▸ **Task to carry out**:
Determine the count of lines holding the string "this". Return only the number.

*-*-*

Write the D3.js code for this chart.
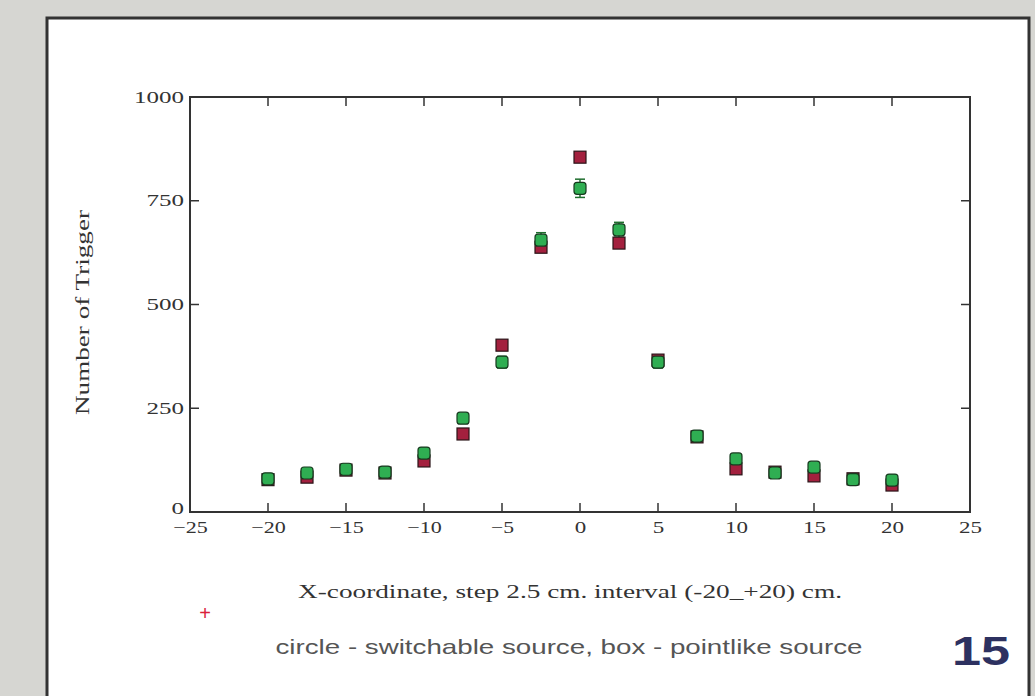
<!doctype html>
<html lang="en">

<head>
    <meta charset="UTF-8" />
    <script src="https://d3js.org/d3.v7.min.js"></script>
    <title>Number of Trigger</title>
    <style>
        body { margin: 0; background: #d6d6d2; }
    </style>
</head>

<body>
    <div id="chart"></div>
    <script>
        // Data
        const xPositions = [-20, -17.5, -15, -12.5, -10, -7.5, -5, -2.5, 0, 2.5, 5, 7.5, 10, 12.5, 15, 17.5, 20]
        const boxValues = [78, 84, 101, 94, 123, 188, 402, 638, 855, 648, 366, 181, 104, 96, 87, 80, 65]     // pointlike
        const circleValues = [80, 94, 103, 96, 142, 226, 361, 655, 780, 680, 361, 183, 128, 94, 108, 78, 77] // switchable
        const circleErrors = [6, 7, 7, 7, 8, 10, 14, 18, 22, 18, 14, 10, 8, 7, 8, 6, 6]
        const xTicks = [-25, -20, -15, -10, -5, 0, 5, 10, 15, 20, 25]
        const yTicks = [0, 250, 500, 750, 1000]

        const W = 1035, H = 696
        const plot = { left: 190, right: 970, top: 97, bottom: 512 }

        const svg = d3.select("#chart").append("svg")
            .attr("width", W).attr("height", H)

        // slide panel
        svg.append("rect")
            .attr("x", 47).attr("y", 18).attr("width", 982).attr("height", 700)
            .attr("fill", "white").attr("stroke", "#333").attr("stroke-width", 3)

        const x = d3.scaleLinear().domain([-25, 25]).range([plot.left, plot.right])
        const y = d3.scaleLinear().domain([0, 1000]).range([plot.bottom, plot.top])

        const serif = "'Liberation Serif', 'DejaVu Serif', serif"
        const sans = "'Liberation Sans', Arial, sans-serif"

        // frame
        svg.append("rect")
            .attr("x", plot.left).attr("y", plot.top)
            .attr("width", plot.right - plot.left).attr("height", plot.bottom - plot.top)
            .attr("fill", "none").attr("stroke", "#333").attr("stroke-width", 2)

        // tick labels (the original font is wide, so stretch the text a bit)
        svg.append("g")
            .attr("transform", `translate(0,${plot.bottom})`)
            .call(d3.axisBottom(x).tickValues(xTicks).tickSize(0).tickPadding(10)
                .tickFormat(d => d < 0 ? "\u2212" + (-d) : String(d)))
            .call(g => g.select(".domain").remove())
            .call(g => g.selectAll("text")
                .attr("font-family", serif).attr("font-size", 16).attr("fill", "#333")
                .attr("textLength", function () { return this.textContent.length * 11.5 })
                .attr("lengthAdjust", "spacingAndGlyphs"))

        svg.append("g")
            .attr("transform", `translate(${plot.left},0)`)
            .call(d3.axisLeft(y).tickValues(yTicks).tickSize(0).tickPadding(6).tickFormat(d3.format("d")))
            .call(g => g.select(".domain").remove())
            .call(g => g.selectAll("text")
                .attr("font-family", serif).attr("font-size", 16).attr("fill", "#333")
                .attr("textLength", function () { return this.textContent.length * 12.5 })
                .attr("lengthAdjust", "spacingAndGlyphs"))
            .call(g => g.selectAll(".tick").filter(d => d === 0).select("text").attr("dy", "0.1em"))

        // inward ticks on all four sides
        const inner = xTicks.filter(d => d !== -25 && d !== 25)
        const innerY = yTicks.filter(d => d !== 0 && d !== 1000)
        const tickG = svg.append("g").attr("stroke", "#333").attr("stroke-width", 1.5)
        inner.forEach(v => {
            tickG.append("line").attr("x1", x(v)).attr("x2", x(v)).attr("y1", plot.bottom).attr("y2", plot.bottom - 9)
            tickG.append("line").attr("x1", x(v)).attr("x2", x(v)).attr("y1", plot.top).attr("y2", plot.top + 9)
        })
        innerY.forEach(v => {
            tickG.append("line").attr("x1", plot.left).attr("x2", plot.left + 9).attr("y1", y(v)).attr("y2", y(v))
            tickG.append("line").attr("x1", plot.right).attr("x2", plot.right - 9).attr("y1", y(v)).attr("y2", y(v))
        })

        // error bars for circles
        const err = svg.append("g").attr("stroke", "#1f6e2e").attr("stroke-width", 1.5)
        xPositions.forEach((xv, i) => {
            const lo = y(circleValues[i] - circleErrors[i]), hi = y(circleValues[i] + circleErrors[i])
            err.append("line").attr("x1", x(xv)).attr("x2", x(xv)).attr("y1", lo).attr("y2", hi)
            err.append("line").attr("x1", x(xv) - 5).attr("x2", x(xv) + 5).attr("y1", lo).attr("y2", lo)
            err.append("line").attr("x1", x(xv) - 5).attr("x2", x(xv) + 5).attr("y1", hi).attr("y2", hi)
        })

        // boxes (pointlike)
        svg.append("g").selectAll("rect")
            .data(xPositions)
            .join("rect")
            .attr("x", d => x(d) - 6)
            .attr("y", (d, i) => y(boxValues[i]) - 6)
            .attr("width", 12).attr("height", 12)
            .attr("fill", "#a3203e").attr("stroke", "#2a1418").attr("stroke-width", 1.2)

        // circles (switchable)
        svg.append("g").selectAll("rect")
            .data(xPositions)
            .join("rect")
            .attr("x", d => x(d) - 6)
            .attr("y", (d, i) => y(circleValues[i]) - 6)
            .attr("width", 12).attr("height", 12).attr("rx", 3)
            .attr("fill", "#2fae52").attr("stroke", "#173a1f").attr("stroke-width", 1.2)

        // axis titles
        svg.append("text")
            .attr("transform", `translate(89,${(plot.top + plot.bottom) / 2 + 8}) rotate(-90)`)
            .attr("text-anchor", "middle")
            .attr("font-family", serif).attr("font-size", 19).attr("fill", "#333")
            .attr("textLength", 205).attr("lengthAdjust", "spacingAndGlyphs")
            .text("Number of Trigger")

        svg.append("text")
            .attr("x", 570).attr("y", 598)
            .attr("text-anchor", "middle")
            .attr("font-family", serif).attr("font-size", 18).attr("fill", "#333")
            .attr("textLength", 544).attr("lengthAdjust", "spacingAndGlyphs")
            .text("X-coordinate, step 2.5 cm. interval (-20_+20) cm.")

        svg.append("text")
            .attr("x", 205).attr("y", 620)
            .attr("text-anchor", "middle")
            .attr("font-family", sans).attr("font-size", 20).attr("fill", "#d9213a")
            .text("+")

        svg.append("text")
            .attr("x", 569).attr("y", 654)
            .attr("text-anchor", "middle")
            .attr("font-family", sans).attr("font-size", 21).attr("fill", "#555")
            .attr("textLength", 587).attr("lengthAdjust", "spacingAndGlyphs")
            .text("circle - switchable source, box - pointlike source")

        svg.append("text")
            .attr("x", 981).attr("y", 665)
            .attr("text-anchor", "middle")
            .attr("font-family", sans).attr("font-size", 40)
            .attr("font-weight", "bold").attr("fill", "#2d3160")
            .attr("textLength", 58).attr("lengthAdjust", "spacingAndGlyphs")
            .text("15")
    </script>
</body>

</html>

*-*-*

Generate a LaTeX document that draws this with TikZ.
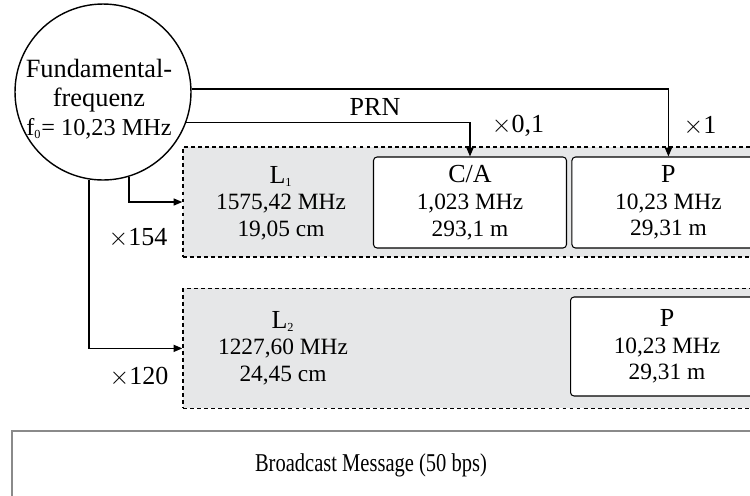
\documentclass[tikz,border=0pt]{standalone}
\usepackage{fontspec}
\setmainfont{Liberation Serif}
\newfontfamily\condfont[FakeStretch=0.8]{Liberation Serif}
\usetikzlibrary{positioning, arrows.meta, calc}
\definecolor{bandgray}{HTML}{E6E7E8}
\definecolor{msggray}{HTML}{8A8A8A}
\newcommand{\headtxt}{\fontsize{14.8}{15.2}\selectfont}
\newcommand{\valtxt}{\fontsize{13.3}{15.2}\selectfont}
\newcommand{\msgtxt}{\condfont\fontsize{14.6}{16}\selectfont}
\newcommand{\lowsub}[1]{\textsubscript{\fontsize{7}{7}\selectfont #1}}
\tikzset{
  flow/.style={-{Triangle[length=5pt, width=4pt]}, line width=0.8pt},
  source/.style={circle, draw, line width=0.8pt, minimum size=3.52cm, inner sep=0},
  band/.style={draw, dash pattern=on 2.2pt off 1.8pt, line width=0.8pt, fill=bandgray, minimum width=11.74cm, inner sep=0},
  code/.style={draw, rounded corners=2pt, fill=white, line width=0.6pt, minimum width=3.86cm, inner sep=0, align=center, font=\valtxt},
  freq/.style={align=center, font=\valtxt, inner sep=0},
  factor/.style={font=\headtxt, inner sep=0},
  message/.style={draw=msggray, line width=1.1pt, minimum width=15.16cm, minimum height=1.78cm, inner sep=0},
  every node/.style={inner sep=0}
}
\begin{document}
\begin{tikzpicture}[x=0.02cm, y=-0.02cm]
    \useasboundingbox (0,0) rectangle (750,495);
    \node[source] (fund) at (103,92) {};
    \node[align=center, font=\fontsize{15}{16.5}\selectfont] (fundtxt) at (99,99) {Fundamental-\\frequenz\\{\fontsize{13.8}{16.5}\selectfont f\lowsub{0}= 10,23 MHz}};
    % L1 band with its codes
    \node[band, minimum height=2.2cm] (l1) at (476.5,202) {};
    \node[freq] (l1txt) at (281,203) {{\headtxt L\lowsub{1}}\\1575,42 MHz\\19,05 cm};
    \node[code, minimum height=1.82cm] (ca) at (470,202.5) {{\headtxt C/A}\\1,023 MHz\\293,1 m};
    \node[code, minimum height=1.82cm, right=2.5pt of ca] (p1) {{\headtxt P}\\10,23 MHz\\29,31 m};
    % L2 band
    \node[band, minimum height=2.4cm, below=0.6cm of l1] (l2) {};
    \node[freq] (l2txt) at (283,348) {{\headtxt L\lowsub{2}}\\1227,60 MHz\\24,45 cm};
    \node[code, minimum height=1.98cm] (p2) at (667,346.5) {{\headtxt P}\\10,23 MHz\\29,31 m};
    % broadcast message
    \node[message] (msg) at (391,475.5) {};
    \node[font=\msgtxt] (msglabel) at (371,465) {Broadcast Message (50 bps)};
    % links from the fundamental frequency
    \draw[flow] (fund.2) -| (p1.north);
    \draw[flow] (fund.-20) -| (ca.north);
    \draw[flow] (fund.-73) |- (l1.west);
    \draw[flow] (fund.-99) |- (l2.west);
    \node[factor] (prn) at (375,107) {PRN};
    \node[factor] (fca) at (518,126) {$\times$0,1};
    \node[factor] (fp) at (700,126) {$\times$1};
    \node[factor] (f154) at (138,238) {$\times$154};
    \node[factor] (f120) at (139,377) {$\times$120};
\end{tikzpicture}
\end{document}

*-*-*

▸ **Result of the exercise**:
4